Resources developed as educational materials for a full range of students, from pre-kindergarten through high school and beyond, are presented on the museum’s web page titled “Native Knowledge 360.” The site features hundreds of photos, written narratives and videos with lessons that can be accessed by subject area, choice of language, American Indian nation, region, grade level or through a search bar, revealing an array of related topics that can spark curiosity and the desire to learn more.
The subject of “Astronomy” presents a link to “Living Maya Time,” through which visitors can delve into presentations on the Maya, the Calendar, the Maya Sun and Corn and Maya Time, each of which reveals doors to even further discovery. Exploring the site by nation will unveil lesson plans for a full spectrum of different tribes with topics ranging from the effects of treaty-making to the vital role fulfilled by the American Indians who joined the US armed forces during WWI and WWII and augmented critical secret battle communications using their language as codes.
For pre-K through fourth-grade children, Student & Teacher Services Coordinator Renee Gokey suggests the “Native American Dolls” site, featuring dolls from five different Native American communities that help students learn about diverse cultures and environments.
“In my own experience as a mom—and now homeschool teacher, I shared the lesson with my daughter and we started by just exploring one doll. I asked her what is it made from and what does she notice about the doll? Then, I began to ask if she had any questions or wonderings about the dolls,” said Gokey. “Before we could get much deeper, she started to play with the doll and acted out a whole scene. My 7-year-old was able to represent a diversity of roles and personalities in her role playing.”
The website presents photos of five dolls representing the unique cultures and environments of the of five different tribes—Navajo, Inupiat, Ojibwe, Seneca and Seminole—with accompanying interviews with the doll-makers who talk about the materials that are used—ranging from palmetto leaves and corn husks to stones and wood and fur—providing insight into their environs. The articles of clothing, such as parkas and woven blankets, also reflect the different regions of the tribes, such as the Alaskan and Canadian cold climes of the Inupiat and the sheep that graze in the Southwestern states that are home to the Navajo people. In addition, the accessories created for the various dolls, such as a cradleboard, handcrafted basket, and a hunter’s bow, reflect the tribes’ traditional customs and cultures. Although today’s doll-makers may make use of current materials, such as plastic eyes and handmade hair, all the dolls harken back to the rich heritage of their creators.
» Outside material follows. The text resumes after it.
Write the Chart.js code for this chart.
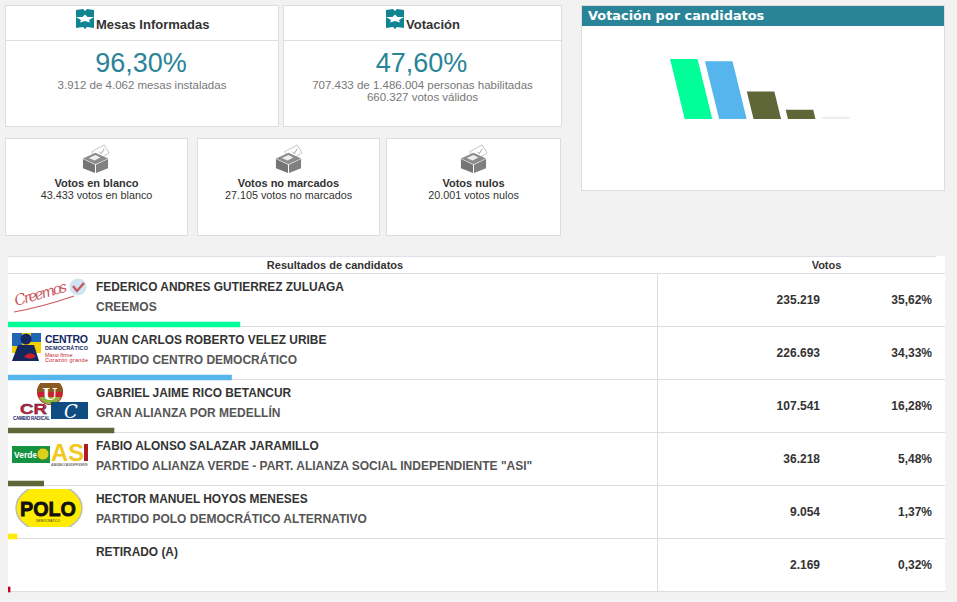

The Native American Dolls lesson plan includes a color-coded map indicating the climates of the different regions of the tribes as well as a template for answers to questions about the way the doll-makers learned their crafts, the materials they used and additional materials that would be available in their locales, what the dolls show about their regions and how the dolls differ from one another.
“The pictures of dolls can be important in helping children to understand and appreciate both similarities and differences among cultures. In addition, the dolls can spark role-playing and imagination and allow children to act out feelings and develop empathy by putting themselves in another’s shoes,” said Gokey. “Younger children might look to their own dolls or stuffed animals and talk with their parents about what they are made from and boys might also be inspired to look for scraps of material to make capes for their Lego figures.”
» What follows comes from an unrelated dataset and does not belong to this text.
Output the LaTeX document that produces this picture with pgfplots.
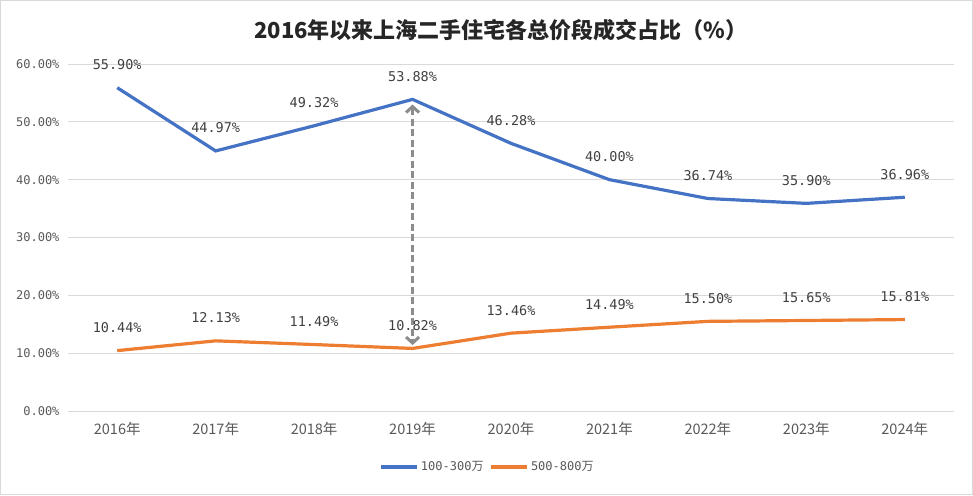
\documentclass[border=0pt]{standalone}
\usepackage{fontspec}
\setmainfont{Noto Sans CJK SC}
\newfontfamily\monofont{DejaVu Sans Mono}
\usepackage{pgfplots}
\pgfplotsset{compat=1.18}
\usetikzlibrary{arrows.meta}
\definecolor{cblue}{HTML}{4472C4}
\definecolor{corange}{HTML}{ED7D31}
\definecolor{gridc}{HTML}{D9D9D9}
\definecolor{txt}{HTML}{595959}
\definecolor{lbl}{HTML}{404040}
\definecolor{arr}{HTML}{8C8C8C}
\begin{document}
\begin{tikzpicture}
\draw[gridc, line width=1pt] (0.5pt,0.5pt) rectangle (972.5pt,494.5pt);
\node[font=\bfseries\fontsize{22}{24}\selectfont, text=black!85] at (501pt,465pt) {2016年以来上海二手住宅各总价段成交占比（\%）};
\begin{axis}[
  at={(68pt,84pt)}, anchor=south west,
  scale only axis, width=886pt, height=347pt,
  xmin=-0.5, xmax=8.5, ymin=0, ymax=60,
  /pgf/number format/assume math mode=true,
  xtick={0,...,8},
  xticklabels={2016年,2017年,2018年,2019年,2020年,2021年,2022年,2023年,2024年},
  ytick={0,10,...,60},
  yticklabel={\monofont\pgfmathprintnumber[fixed,fixed zerofill,precision=2]{\tick}\%},
  yticklabel style={font=\fontsize{12}{14}\selectfont, text=txt, xshift=-5pt},
  xticklabel style={font=\fontsize{14.5}{16}\selectfont, text=txt, yshift=-8pt},
  axis line style={draw=none},
  major tick style={draw=none},
  ymajorgrids, grid style={gridc, line width=0.8pt},
  legend style={at={(0.4735,-0.161)}, anchor=center, draw=none, legend columns=2,
    font=\fontsize{12}{14}\selectfont, text=txt,
    /tikz/every even column/.append style={column sep=4pt}},
  legend image code/.code={\draw[#1, line width=3.5pt] (0pt,0pt) -- (36pt,0pt);},
  clip=false,
]
\addplot[cblue, line width=3.2pt, mark=none,
  nodes near coords={\monofont\pgfmathprintnumber[fixed,fixed zerofill,precision=2,assume math mode=true]{\pgfplotspointmeta}\%},
  nodes near coords align=center,
  every node near coord/.append style={yshift=23pt, font=\fontsize{13.5}{15}\selectfont, text=lbl}]
  coordinates {(0,55.90)(1,44.97)(2,49.32)(3,53.88)(4,46.28)(5,40.00)(6,36.74)(7,35.90)(8,36.96)};
\addlegendentry{\monofont 100-300\rmfamily 万}
\addplot[corange, line width=3.2pt, mark=none,
  nodes near coords={\monofont\pgfmathprintnumber[fixed,fixed zerofill,precision=2,assume math mode=true]{\pgfplotspointmeta}\%},
  nodes near coords align=center,
  every node near coord/.append style={yshift=23pt, font=\fontsize{13.5}{15}\selectfont, text=lbl}]
  coordinates {(0,10.44)(1,12.13)(2,11.49)(3,10.82)(4,13.46)(5,14.49)(6,15.50)(7,15.65)(8,15.81)};
\addlegendentry{\monofont 500-800\rmfamily 万}
\addplot[arr, line width=3pt, dash pattern=on 7pt off 3.5pt, forget plot,
  {Straight Barb[length=6pt,width=13pt]}-{Straight Barb[length=6pt,width=13pt]}]
  coordinates {(3,53.0)(3,11.4)};
\end{axis}
\end{tikzpicture}
\end{document}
In addition to the spectrum of information on cultures, customs and climates, the Native American Dolls site also carries life messages for all ages. A corn-husk doll with no face alludes to a legend of a girl who was self-absorbed and enamored with her own reflection, serving as a cautionary tale about vanity. Another simply stated but powerful message is included in an interview on the American Indian Responses to Environmental Challenges site: “It doesn’t matter what the next person does or doesn’t do. It’s about what you do, and that is important.”
“More than ever, kids need deep, sustained play, which helps reduce stress levels in the body. If they can also be creative and playful while learning, I think that is a great thing!” said Gokey. “Child-centered learning sometimes means going off script or pausing from an agenda of schoolwork and allowing the kids to lead the way on their own learning, questions and play.”